Material provided -
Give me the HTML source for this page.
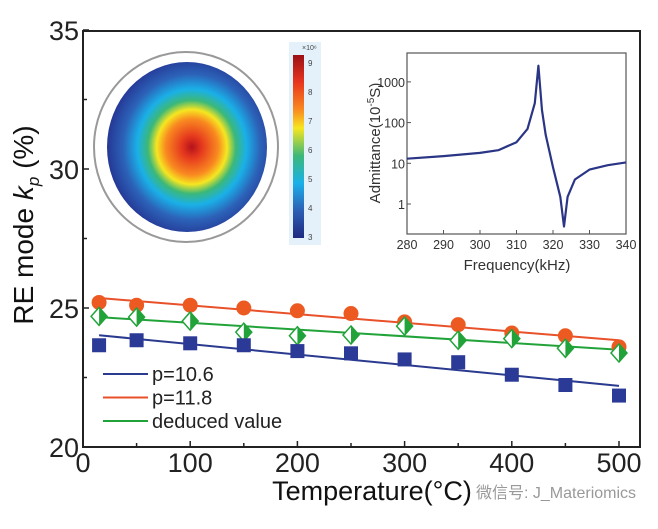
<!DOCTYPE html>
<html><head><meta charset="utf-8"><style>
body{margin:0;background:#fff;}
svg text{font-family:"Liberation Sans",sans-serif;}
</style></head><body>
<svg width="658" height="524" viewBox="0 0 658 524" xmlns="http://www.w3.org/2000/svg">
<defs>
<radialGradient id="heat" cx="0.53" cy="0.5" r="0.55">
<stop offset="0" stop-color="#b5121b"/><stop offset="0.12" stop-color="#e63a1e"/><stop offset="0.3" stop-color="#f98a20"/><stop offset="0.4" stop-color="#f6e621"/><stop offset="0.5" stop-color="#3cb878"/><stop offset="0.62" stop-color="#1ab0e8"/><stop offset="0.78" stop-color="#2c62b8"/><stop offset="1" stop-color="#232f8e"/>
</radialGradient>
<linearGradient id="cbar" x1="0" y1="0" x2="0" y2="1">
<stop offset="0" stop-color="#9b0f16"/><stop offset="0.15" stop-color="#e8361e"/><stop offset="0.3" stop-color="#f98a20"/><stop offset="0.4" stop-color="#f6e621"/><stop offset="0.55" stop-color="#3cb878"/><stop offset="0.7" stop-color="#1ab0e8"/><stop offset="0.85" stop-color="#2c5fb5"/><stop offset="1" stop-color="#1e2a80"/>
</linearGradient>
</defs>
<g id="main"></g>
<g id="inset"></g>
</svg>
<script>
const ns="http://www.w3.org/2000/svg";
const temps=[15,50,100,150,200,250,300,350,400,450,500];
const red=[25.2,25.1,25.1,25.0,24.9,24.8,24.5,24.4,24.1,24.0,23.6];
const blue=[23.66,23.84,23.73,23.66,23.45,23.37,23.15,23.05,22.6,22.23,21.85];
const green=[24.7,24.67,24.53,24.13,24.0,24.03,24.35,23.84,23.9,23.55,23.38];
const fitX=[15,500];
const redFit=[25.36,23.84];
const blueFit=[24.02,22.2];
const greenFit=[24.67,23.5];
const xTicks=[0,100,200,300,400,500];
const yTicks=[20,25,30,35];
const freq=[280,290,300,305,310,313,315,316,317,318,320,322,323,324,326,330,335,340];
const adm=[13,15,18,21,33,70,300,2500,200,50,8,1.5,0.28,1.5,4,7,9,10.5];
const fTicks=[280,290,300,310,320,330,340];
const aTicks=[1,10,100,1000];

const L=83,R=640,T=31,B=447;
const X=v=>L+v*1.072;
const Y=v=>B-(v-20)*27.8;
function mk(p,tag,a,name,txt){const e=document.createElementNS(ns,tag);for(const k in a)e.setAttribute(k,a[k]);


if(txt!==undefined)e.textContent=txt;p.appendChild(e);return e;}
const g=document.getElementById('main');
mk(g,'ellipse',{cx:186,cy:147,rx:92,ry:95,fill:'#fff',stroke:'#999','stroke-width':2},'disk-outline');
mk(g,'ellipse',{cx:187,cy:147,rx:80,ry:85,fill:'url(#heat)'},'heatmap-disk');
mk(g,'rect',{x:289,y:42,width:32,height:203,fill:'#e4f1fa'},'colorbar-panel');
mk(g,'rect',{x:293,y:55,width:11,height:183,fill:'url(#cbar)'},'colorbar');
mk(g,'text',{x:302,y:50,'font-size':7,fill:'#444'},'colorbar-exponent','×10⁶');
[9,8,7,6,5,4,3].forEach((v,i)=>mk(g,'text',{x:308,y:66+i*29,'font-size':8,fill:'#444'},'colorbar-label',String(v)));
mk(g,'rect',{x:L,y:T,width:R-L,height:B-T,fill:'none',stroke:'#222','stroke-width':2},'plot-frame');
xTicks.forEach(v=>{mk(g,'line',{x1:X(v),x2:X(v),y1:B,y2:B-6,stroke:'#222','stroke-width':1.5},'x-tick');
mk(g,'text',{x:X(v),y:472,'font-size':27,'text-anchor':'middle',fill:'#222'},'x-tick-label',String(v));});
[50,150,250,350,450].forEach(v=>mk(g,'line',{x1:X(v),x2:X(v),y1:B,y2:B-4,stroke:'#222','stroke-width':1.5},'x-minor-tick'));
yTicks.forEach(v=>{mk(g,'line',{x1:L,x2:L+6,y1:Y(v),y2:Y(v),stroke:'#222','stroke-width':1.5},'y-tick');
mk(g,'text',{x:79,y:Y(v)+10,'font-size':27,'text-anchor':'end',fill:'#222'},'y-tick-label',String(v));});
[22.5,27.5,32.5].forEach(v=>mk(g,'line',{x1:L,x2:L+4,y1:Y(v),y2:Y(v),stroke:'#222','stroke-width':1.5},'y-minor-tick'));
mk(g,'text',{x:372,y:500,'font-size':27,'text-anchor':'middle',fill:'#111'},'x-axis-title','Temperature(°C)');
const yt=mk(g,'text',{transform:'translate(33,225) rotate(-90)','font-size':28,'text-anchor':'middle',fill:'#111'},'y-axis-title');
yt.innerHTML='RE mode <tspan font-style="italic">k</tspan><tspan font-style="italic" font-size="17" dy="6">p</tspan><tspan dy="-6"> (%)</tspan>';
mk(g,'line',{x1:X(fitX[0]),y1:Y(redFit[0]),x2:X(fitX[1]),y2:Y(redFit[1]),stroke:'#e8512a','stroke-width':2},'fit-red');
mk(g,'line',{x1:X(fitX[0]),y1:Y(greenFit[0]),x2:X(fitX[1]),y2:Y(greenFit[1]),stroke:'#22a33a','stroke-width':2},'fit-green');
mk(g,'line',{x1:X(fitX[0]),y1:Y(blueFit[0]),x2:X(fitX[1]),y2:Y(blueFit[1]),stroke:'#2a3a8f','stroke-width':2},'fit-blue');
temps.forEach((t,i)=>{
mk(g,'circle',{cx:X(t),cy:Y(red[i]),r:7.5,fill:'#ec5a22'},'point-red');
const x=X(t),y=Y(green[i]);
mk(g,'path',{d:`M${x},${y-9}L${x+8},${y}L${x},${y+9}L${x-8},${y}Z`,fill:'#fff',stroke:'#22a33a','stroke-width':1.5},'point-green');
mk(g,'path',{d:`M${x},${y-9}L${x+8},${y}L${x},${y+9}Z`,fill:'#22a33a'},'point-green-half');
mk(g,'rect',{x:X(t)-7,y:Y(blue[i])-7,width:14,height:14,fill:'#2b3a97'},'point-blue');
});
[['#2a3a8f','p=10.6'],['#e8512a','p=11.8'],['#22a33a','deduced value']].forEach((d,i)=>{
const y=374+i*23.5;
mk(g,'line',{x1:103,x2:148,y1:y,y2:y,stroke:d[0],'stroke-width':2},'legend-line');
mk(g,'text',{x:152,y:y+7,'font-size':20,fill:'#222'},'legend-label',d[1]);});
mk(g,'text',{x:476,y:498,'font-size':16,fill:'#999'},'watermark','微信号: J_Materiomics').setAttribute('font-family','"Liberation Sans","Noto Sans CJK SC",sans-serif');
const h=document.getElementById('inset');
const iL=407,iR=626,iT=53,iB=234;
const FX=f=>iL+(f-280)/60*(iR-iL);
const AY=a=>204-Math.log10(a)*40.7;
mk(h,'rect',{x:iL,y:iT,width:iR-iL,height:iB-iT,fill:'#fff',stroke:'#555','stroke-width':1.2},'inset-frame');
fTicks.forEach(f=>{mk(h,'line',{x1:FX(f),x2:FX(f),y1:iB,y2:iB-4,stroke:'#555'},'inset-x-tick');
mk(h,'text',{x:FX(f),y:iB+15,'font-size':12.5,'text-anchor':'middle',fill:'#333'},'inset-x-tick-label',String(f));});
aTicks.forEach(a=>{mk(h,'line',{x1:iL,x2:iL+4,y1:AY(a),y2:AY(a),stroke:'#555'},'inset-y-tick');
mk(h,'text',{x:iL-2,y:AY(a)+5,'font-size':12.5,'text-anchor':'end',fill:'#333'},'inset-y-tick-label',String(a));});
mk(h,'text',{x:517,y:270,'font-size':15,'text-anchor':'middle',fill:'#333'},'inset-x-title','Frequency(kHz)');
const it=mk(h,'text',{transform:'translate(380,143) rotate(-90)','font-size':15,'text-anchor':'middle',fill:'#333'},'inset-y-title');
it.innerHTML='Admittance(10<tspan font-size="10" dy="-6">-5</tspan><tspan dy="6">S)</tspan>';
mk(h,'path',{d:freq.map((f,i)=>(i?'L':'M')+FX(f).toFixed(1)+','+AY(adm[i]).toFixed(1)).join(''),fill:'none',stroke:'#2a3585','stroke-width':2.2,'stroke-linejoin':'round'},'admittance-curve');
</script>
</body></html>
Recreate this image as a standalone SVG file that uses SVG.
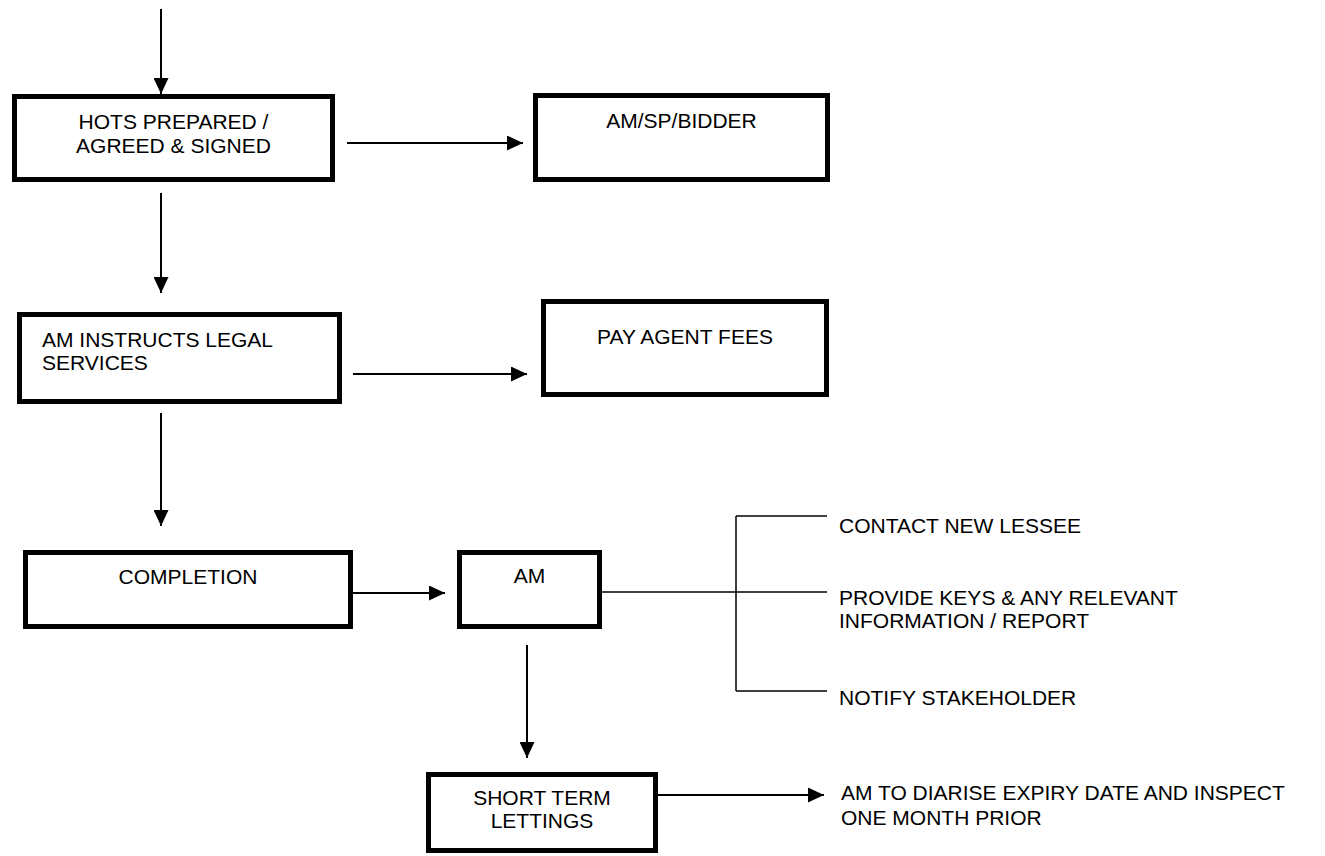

To do -
Repeat the listing above from its first line through the line that contains "k in a)e.setAttribute(k,a[k]);", both included, and nothing more. Drop the pictures.

Answer to this task -
Give me the HTML source for this page.
<!DOCTYPE html>
<html><head><meta charset="utf-8"><style>
body{margin:0;background:#fff;}
svg text{font-family:"Liberation Sans",sans-serif;}
</style></head><body>
<svg width="658" height="524" viewBox="0 0 658 524" xmlns="http://www.w3.org/2000/svg">
<defs>
<radialGradient id="heat" cx="0.53" cy="0.5" r="0.55">
<stop offset="0" stop-color="#b5121b"/><stop offset="0.12" stop-color="#e63a1e"/><stop offset="0.3" stop-color="#f98a20"/><stop offset="0.4" stop-color="#f6e621"/><stop offset="0.5" stop-color="#3cb878"/><stop offset="0.62" stop-color="#1ab0e8"/><stop offset="0.78" stop-color="#2c62b8"/><stop offset="1" stop-color="#232f8e"/>
</radialGradient>
<linearGradient id="cbar" x1="0" y1="0" x2="0" y2="1">
<stop offset="0" stop-color="#9b0f16"/><stop offset="0.15" stop-color="#e8361e"/><stop offset="0.3" stop-color="#f98a20"/><stop offset="0.4" stop-color="#f6e621"/><stop offset="0.55" stop-color="#3cb878"/><stop offset="0.7" stop-color="#1ab0e8"/><stop offset="0.85" stop-color="#2c5fb5"/><stop offset="1" stop-color="#1e2a80"/>
</linearGradient>
</defs>
<g id="main"></g>
<g id="inset"></g>
</svg>
<script>
const ns="http://www.w3.org/2000/svg";
const temps=[15,50,100,150,200,250,300,350,400,450,500];
const red=[25.2,25.1,25.1,25.0,24.9,24.8,24.5,24.4,24.1,24.0,23.6];
const blue=[23.66,23.84,23.73,23.66,23.45,23.37,23.15,23.05,22.6,22.23,21.85];
const green=[24.7,24.67,24.53,24.13,24.0,24.03,24.35,23.84,23.9,23.55,23.38];
const fitX=[15,500];
const redFit=[25.36,23.84];
const blueFit=[24.02,22.2];
const greenFit=[24.67,23.5];
const xTicks=[0,100,200,300,400,500];
const yTicks=[20,25,30,35];
const freq=[280,290,300,305,310,313,315,316,317,318,320,322,323,324,326,330,335,340];
const adm=[13,15,18,21,33,70,300,2500,200,50,8,1.5,0.28,1.5,4,7,9,10.5];
const fTicks=[280,290,300,310,320,330,340];
const aTicks=[1,10,100,1000];

const L=83,R=640,T=31,B=447;
const X=v=>L+v*1.072;
const Y=v=>B-(v-20)*27.8;
function mk(p,tag,a,name,txt){const e=document.createElementNS(ns,tag);for(const k in a)e.setAttribute(k,a[k]);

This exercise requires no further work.